Charts and diagrams as code

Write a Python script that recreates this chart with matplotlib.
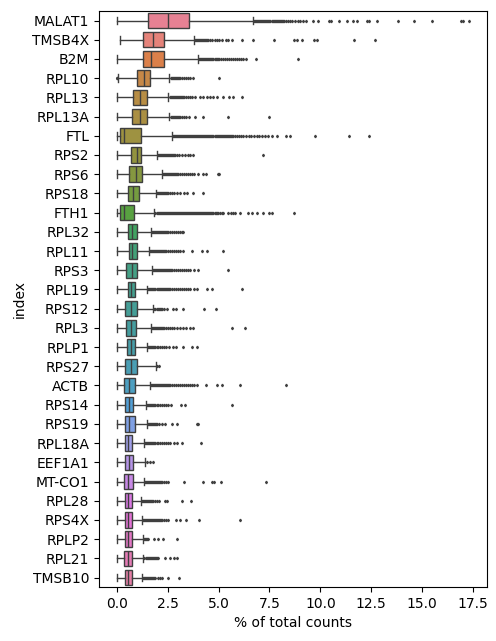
import matplotlib
matplotlib.use("Agg")
import matplotlib.pyplot as plt
import seaborn as sns

genes = ["MALAT1", "TMSB4X", "B2M", "RPL10", "RPL13", "RPL13A", "FTL", "RPS2",
         "RPS6", "RPS18", "FTH1", "RPL32", "RPL11", "RPS3", "RPL19", "RPS12",
         "RPL3", "RPLP1", "RPS27", "ACTB", "RPS14", "RPS19", "RPL18A", "EEF1A1",
         "MT-CO1", "RPL28", "RPS4X", "RPLP2", "RPL21", "TMSB10"]

whislo = [0.0, 0.18, 0.0, 0.08, 0.0, 0.0, 0.0, 0.0, 0.0, 0.0, 0.0, 0.0, 0.0, 0.0, 0.0,
          0.0, 0.0, 0.0, 0.0, 0.0, 0.0, 0.0, 0.0, 0.0, 0.0, 0.0, 0.0, 0.0, 0.0, 0.0]
q1 = [1.55, 1.31, 1.28, 1.01, 0.82, 0.77, 0.18, 0.72, 0.59, 0.54, 0.18, 0.54, 0.59, 0.47, 0.54,
      0.42, 0.44, 0.49, 0.39, 0.33, 0.42, 0.42, 0.42, 0.42, 0.37, 0.42, 0.39, 0.39, 0.37, 0.39]
med = [2.53, 1.77, 1.70, 1.34, 1.14, 1.14, 0.33, 0.98, 0.95, 0.82, 0.33, 0.77, 0.77, 0.75, 0.72,
       0.72, 0.69, 0.69, 0.69, 0.59, 0.60, 0.60, 0.54, 0.62, 0.56, 0.56, 0.57, 0.56, 0.54, 0.56]
q3 = [3.56, 2.34, 2.34, 1.65, 1.50, 1.50, 1.21, 1.21, 1.26, 1.11, 0.85, 1.01, 0.98, 1.01, 0.91,
      1.01, 0.96, 0.91, 1.01, 0.88, 0.82, 0.87, 0.77, 0.81, 0.78, 0.74, 0.74, 0.74, 0.74, 0.74]
whishi = [6.67, 3.81, 4.0, 2.58, 2.53, 2.58, 2.73, 1.96, 2.21, 1.91, 1.85, 1.68, 1.58, 1.73, 1.50,
          1.80, 1.68, 1.50, 1.91, 1.63, 1.44, 1.47, 1.35, 1.39, 1.33, 1.18, 1.23, 1.28, 1.31, 1.23]

fliers = [
    # MALAT1
    [6.75, 6.8, 6.85, 6.9, 6.95, 7.0, 7.05, 7.1, 7.15, 7.2, 7.25, 7.3, 7.35, 7.4, 7.45,
     7.5, 7.55, 7.6, 7.65, 7.7, 7.75, 7.8, 7.85, 7.9, 7.95, 8.0, 8.05, 8.1, 8.15, 8.2,
     8.3, 8.4, 8.5, 8.6, 8.75, 8.9, 9.0, 9.15, 9.3, 9.65, 9.9, 10.4, 10.5, 10.9, 11.3,
     11.6, 11.8, 12.3, 12.4, 12.8, 13.8, 14.6, 15.5, 16.9, 17.0, 17.3],
    # TMSB4X
    [3.85, 3.9, 3.95, 4.0, 4.05, 4.1, 4.15, 4.2, 4.25, 4.3, 4.35, 4.4, 4.45, 4.5, 4.6,
     4.7, 4.8, 4.9, 5.0, 5.15, 5.35, 5.48, 5.67, 6.17, 6.67, 7.74, 8.72, 8.83, 9.11,
     9.68, 9.81, 11.66, 12.67],
    # B2M
    [4.05, 4.1, 4.15, 4.2, 4.25, 4.3, 4.35, 4.4, 4.45, 4.5, 4.55, 4.6, 4.65, 4.7, 4.75,
     4.8, 4.85, 4.9, 4.95, 5.0, 5.1, 5.2, 5.3, 5.4, 5.5, 5.6, 5.7, 5.8, 5.9, 6.0, 6.1,
     6.2, 6.34, 6.82, 8.91],
    # RPL10
    [0.0, 0.02, 2.65, 2.7, 2.75, 2.8, 2.85, 2.9, 2.95, 3.0, 3.05, 3.1, 3.2, 3.3, 3.4,
     3.5, 3.6, 3.76, 5.04],
    # RPL13
    [2.6, 2.65, 2.7, 2.75, 2.8, 2.85, 2.9, 2.95, 3.0, 3.05, 3.1, 3.15, 3.2, 3.25, 3.3,
     3.4, 3.5, 3.6, 3.7, 3.84, 4.09, 4.25, 4.41, 4.58, 4.74, 4.9, 5.2, 5.53, 5.69, 6.13],
    # RPL13A
    [2.65, 2.7, 2.75, 2.8, 2.85, 2.9, 2.95, 3.0, 3.05, 3.1, 3.2, 3.3, 3.4, 3.56, 3.84,
     4.25, 5.48, 7.49],
    # FTL
    [2.75, 2.8, 2.85, 2.9, 2.95, 3.0, 3.05, 3.1, 3.15, 3.2, 3.25, 3.3, 3.35, 3.4, 3.45,
     3.5, 3.55, 3.6, 3.65, 3.7, 3.75, 3.8, 3.85, 3.9, 3.95, 4.0, 4.05, 4.1, 4.15, 4.2,
     4.25, 4.3, 4.35, 4.4, 4.45, 4.5, 4.55, 4.6, 4.65, 4.7, 4.75, 4.8, 4.85, 4.9, 4.95,
     5.0, 5.05, 5.1, 5.15, 5.2, 5.25, 5.3, 5.35, 5.4, 5.45, 5.5, 5.55, 5.6, 5.65, 5.7,
     5.8, 5.9, 6.0, 6.1, 6.2, 6.35, 6.5, 6.6, 6.75, 6.9, 7.0, 7.15, 7.3, 7.45, 7.6,
     7.85, 8.29, 8.5, 9.76, 11.41, 12.4],
    # RPS2
    [2.0, 2.05, 2.1, 2.15, 2.2, 2.25, 2.3, 2.35, 2.4, 2.45, 2.5, 2.55, 2.6, 2.65, 2.7,
     2.75, 2.8, 2.85, 2.95, 3.05, 3.2, 3.35, 3.5, 3.6, 3.76, 7.19],
    # RPS6
    [2.25, 2.3, 2.35, 2.4, 2.45, 2.5, 2.55, 2.6, 2.65, 2.7, 2.75, 2.8, 2.85, 2.9, 2.95,
     3.0, 3.1, 3.2, 3.3, 3.4, 3.5, 3.6, 3.7, 3.8, 4.0, 4.25, 4.37, 4.99, 5.03],
    # RPS18
    [1.95, 2.0, 2.05, 2.1, 2.15, 2.2, 2.25, 2.3, 2.35, 2.4, 2.45, 2.5, 2.6, 2.7, 2.8,
     2.95, 3.1, 3.3, 3.47, 3.76, 4.25],
    # FTH1
    [1.9, 1.95, 2.0, 2.05, 2.1, 2.15, 2.2, 2.25, 2.3, 2.35, 2.4, 2.45, 2.5, 2.55, 2.6,
     2.65, 2.7, 2.75, 2.8, 2.85, 2.9, 2.95, 3.0, 3.05, 3.1, 3.15, 3.2, 3.25, 3.3, 3.35,
     3.4, 3.45, 3.5, 3.55, 3.6, 3.65, 3.7, 3.75, 3.8, 3.85, 3.9, 3.95, 4.0, 4.05, 4.1,
     4.15, 4.2, 4.25, 4.3, 4.35, 4.4, 4.45, 4.5, 4.55, 4.6, 4.65, 4.7, 4.75, 4.8, 4.85,
     4.9, 4.95, 5.05, 5.15, 5.23, 5.48, 5.6, 5.73, 5.81, 6.07, 6.45, 6.66, 6.89, 7.17,
     7.46, 7.64, 8.72],
    # RPL32
    [1.72, 1.77, 1.82, 1.87, 1.92, 1.97, 2.02, 2.07, 2.12, 2.17, 2.22, 2.27, 2.32, 2.37,
     2.42, 2.47, 2.52, 2.6, 2.7, 2.8, 2.9, 3.0, 3.1, 3.2, 3.27],
    # RPL11
    [1.62, 1.67, 1.72, 1.77, 1.82, 1.87, 1.92, 1.97, 2.02, 2.07, 2.12, 2.17, 2.22, 2.27,
     2.32, 2.37, 2.42, 2.5, 2.6, 2.7, 2.8, 2.9, 3.0, 3.1, 3.27, 3.71, 4.2, 4.41, 5.23],
    # RPS3
    [1.77, 1.82, 1.87, 1.92, 1.97, 2.02, 2.07, 2.12, 2.17, 2.22, 2.27, 2.32, 2.37, 2.42,
     2.47, 2.52, 2.57, 2.62, 2.67, 2.72, 2.8, 2.9, 3.0, 3.1, 3.2, 3.3, 3.4, 3.5, 3.6,
     3.81, 3.97, 5.48],
    # RPL19
    [1.55, 1.6, 1.65, 1.7, 1.75, 1.8, 1.85, 1.9, 1.95, 2.0, 2.05, 2.1, 2.15, 2.2, 2.25,
     2.3, 2.35, 2.4, 2.45, 2.5, 2.55, 2.6, 2.7, 2.8, 2.9, 3.0, 3.1, 3.2, 3.3, 3.4, 3.5,
     3.6, 3.81, 3.92, 4.41, 4.69, 6.17],
    # RPS12
    [1.85, 1.9, 1.95, 2.0, 2.05, 2.1, 2.15, 2.2, 2.3, 2.45, 2.78, 2.91, 3.24, 4.3, 4.85],
    # RPL3
    [1.72, 1.77, 1.82, 1.87, 1.92, 1.97, 2.02, 2.07, 2.12, 2.17, 2.22, 2.27, 2.32, 2.4,
     2.5, 2.6, 2.7, 2.8, 2.95, 3.11, 3.27, 3.4, 3.6, 3.73, 5.67, 6.32],
    # RPLP1
    [1.55, 1.6, 1.65, 1.7, 1.75, 1.8, 1.85, 1.9, 1.95, 2.0, 2.1, 2.2, 2.3, 2.4, 2.58,
     2.78, 2.91, 3.27, 3.71, 3.92],
    # RPS27
    [1.99, 2.09],
    # ACTB
    [1.68, 1.73, 1.78, 1.83, 1.88, 1.93, 1.98, 2.03, 2.08, 2.13, 2.18, 2.23, 2.28, 2.33,
     2.38, 2.43, 2.48, 2.53, 2.58, 2.63, 2.7, 2.8, 2.9, 3.0, 3.1, 3.2, 3.3, 3.4, 3.5,
     3.6, 3.7, 3.8, 3.92, 4.38, 4.94, 5.15, 6.07, 8.31],
    # RPS14
    [1.5, 1.55, 1.6, 1.65, 1.7, 1.75, 1.8, 1.85, 1.9, 1.95, 2.0, 2.1, 2.2, 2.3, 2.4,
     2.5, 2.66, 3.14, 3.35, 5.67],
    # RPS19
    [1.52, 1.57, 1.62, 1.67, 1.72, 1.77, 1.82, 1.87, 1.92, 1.97, 2.05, 2.21, 2.37, 2.7,
     2.94, 3.92, 3.99],
    # RPL18A
    [1.4, 1.45, 1.5, 1.55, 1.6, 1.65, 1.7, 1.75, 1.8, 1.85, 1.9, 1.95, 2.0, 2.1, 2.2,
     2.3, 2.4, 2.5, 2.61, 2.81, 2.97, 3.19, 4.15],
    # EEF1A1
    [1.5, 1.63, 1.77],
    # MT-CO1
    [1.38, 1.43, 1.48, 1.53, 1.58, 1.63, 1.68, 1.73, 1.78, 1.83, 1.88, 1.93, 1.98, 2.03,
     2.08, 2.13, 2.18, 2.23, 2.3, 2.4, 2.53, 3.32, 4.25, 4.69, 4.79, 5.12, 7.32],
    # RPL28
    [1.23, 1.28, 1.33, 1.38, 1.43, 1.48, 1.53, 1.58, 1.63, 1.68, 1.73, 1.8, 1.9, 1.95,
     2.09, 2.37, 2.48, 3.22, 3.65],
    # RPS4X
    [1.28, 1.33, 1.38, 1.43, 1.48, 1.53, 1.58, 1.63, 1.68, 1.73, 1.78, 1.83, 1.88, 1.93,
     1.98, 2.03, 2.08, 2.13, 2.18, 2.23, 2.3, 2.4, 2.53, 2.91, 3.08, 3.4, 4.06, 6.05],
    # RPLP2
    [1.33, 1.38, 1.43, 1.48, 1.55, 1.83, 2.04, 2.25, 2.94],
    # RPL21
    [1.36, 1.41, 1.46, 1.51, 1.56, 1.61, 1.66, 1.71, 1.76, 1.81, 1.86, 1.91, 1.96, 2.04,
     2.37, 2.61, 2.81, 2.94],
    # TMSB10
    [1.28, 1.33, 1.38, 1.43, 1.48, 1.53, 1.58, 1.63, 1.68, 1.73, 1.78, 1.83, 1.9, 2.0,
     2.1, 2.21, 2.53, 3.06],
]

line_col = "#3f3f3f"
colors = [sns.desaturate(c, 0.75) for c in sns.husl_palette(len(genes))]

fig, ax = plt.subplots(figsize=(4.96, 6.41), dpi=100)
fig.subplots_adjust(left=0.2, right=0.981, bottom=0.084, top=0.983)

stats = []
for i, g in enumerate(genes):
    stats.append(dict(label=g, whislo=whislo[i], q1=q1[i], med=med[i], q3=q3[i],
                      whishi=whishi[i], fliers=fliers[i]))

bp = ax.bxp(stats, positions=range(len(genes)), widths=0.8, orientation="horizontal",
            patch_artist=True,
            boxprops=dict(edgecolor=line_col, linewidth=1.0),
            whiskerprops=dict(color=line_col, linewidth=1.0),
            capprops=dict(color=line_col, linewidth=1.0),
            medianprops=dict(color=line_col, linewidth=1.0),
            flierprops=dict(marker="d", markersize=1.3, markerfacecolor=line_col,
                            markeredgecolor=line_col, linestyle="none"))
for patch, c in zip(bp["boxes"], colors):
    patch.set_facecolor(c)

ax.set_ylim(len(genes) - 0.5, -0.5)
ax.set_xlabel("% of total counts")
ax.set_ylabel("index")

fig.savefig("out.png", dpi=100)
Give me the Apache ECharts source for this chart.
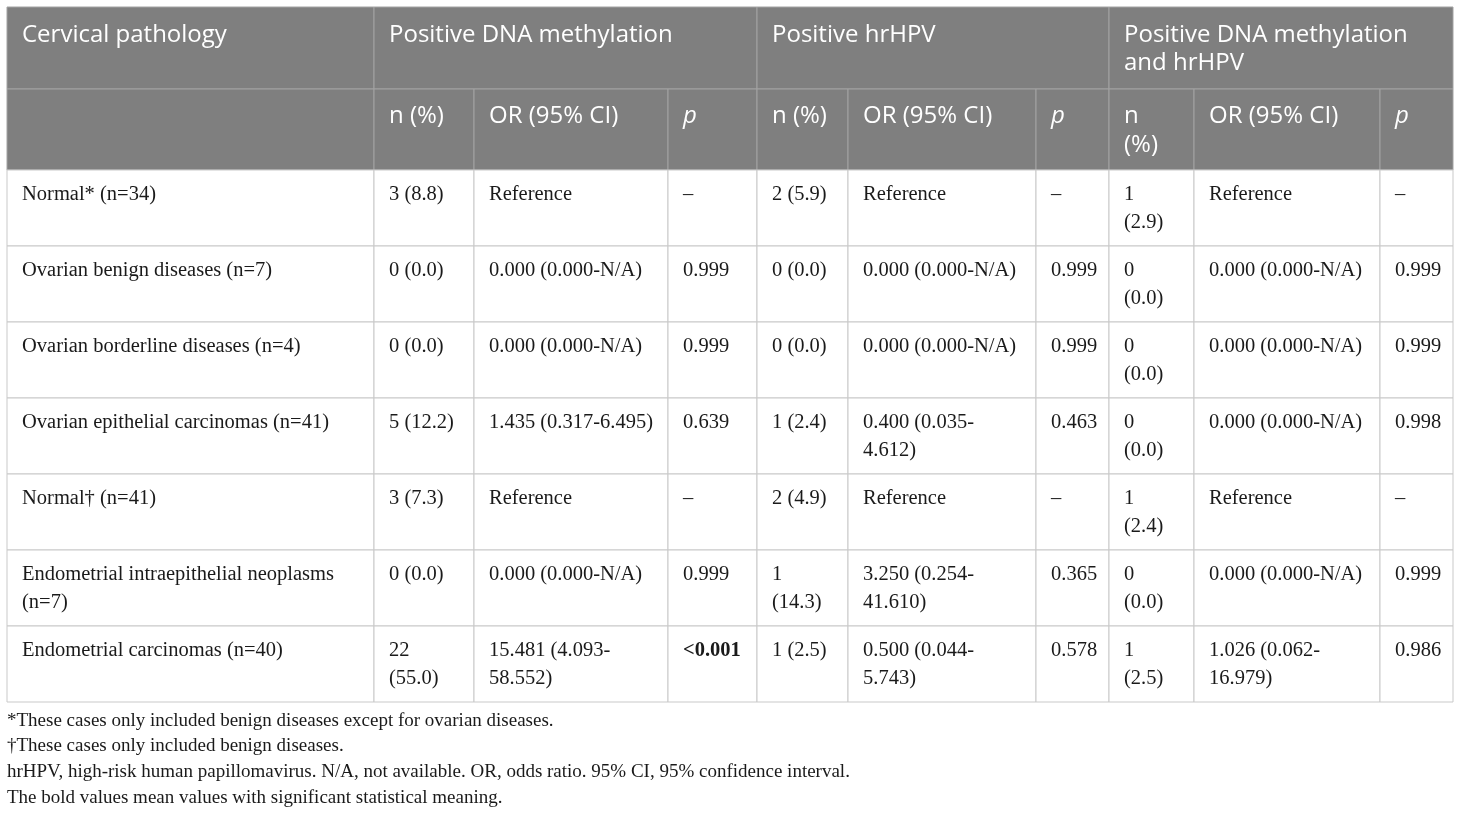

Exercise objective: Word for word, give again the lines from the first entry to the line with "1.28, 1.31, 1.23]", inclusive. Exclude the pictures.

Result of this exercise:
Write a Python script that recreates this chart with matplotlib.
import matplotlib
matplotlib.use("Agg")
import matplotlib.pyplot as plt
import seaborn as sns

genes = ["MALAT1", "TMSB4X", "B2M", "RPL10", "RPL13", "RPL13A", "FTL", "RPS2",
         "RPS6", "RPS18", "FTH1", "RPL32", "RPL11", "RPS3", "RPL19", "RPS12",
         "RPL3", "RPLP1", "RPS27", "ACTB", "RPS14", "RPS19", "RPL18A", "EEF1A1",
         "MT-CO1", "RPL28", "RPS4X", "RPLP2", "RPL21", "TMSB10"]

whislo = [0.0, 0.18, 0.0, 0.08, 0.0, 0.0, 0.0, 0.0, 0.0, 0.0, 0.0, 0.0, 0.0, 0.0, 0.0,
          0.0, 0.0, 0.0, 0.0, 0.0, 0.0, 0.0, 0.0, 0.0, 0.0, 0.0, 0.0, 0.0, 0.0, 0.0]
q1 = [1.55, 1.31, 1.28, 1.01, 0.82, 0.77, 0.18, 0.72, 0.59, 0.54, 0.18, 0.54, 0.59, 0.47, 0.54,
      0.42, 0.44, 0.49, 0.39, 0.33, 0.42, 0.42, 0.42, 0.42, 0.37, 0.42, 0.39, 0.39, 0.37, 0.39]
med = [2.53, 1.77, 1.70, 1.34, 1.14, 1.14, 0.33, 0.98, 0.95, 0.82, 0.33, 0.77, 0.77, 0.75, 0.72,
       0.72, 0.69, 0.69, 0.69, 0.59, 0.60, 0.60, 0.54, 0.62, 0.56, 0.56, 0.57, 0.56, 0.54, 0.56]
q3 = [3.56, 2.34, 2.34, 1.65, 1.50, 1.50, 1.21, 1.21, 1.26, 1.11, 0.85, 1.01, 0.98, 1.01, 0.91,
      1.01, 0.96, 0.91, 1.01, 0.88, 0.82, 0.87, 0.77, 0.81, 0.78, 0.74, 0.74, 0.74, 0.74, 0.74]
whishi = [6.67, 3.81, 4.0, 2.58, 2.53, 2.58, 2.73, 1.96, 2.21, 1.91, 1.85, 1.68, 1.58, 1.73, 1.50,
          1.80, 1.68, 1.50, 1.91, 1.63, 1.44, 1.47, 1.35, 1.39, 1.33, 1.18, 1.23, 1.28, 1.31, 1.23]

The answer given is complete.